Amidst preparations of an autumn retreat (stay tuned!), an upcoming decades milestone (40, how did you turn up so fast?), holiday planning, website relaunch preparations and daily life with a 2+, somehow I’ve managed to enroll and get accepted into the first London-based Rolfing Program. It starts today.
I haven’t been blogging as much as I’d like to given the above, and I have to say I’m missing thinking through the concepts that present themselves on a daily basis.
One such concept has been surrounding turning 40. It has taken me time to process what appears to be a mere number in a human convention such as time. What did I think I’d be doing at 40 10 years ago, with whom? It has given me reason to reflect on what expectations I’ve set for myself over the years and whether I am ready to let go of those goal irrespective of whether I’ve met them or not.
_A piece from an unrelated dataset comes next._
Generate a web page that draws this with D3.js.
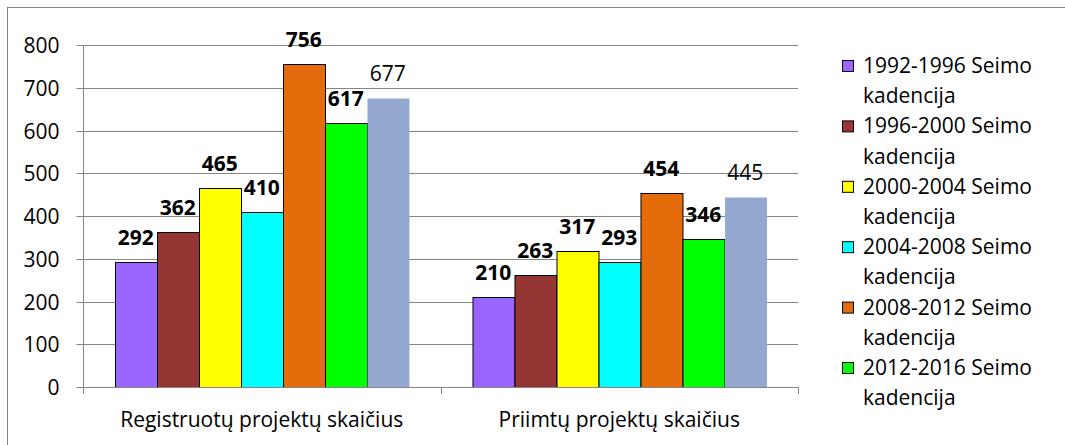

It has also given me pause to evaluate why society sees 40 as a turning point, and whether I can use it to tidy up mental, physical and emotional spaces in my life. Of course, June 26 is just another day, and the world won’t stop or change or become dark with overhanging storm clouds (I hope!) But the slow lead up to the transition of a number 9 to a 0 and a 3 to a 4 is another reminder that everything is changing around us all the time and none of use will ever be as young as we are today!
And today is a day worth waiting for. I have been intrigued by the principles of Rolfing ever since my Rolfer first laid her strong, intuitive hands on my imbalanced body, and here I am, eighteen months later, having this magnificent opportunity to officially go back to doing what I love best, being a student.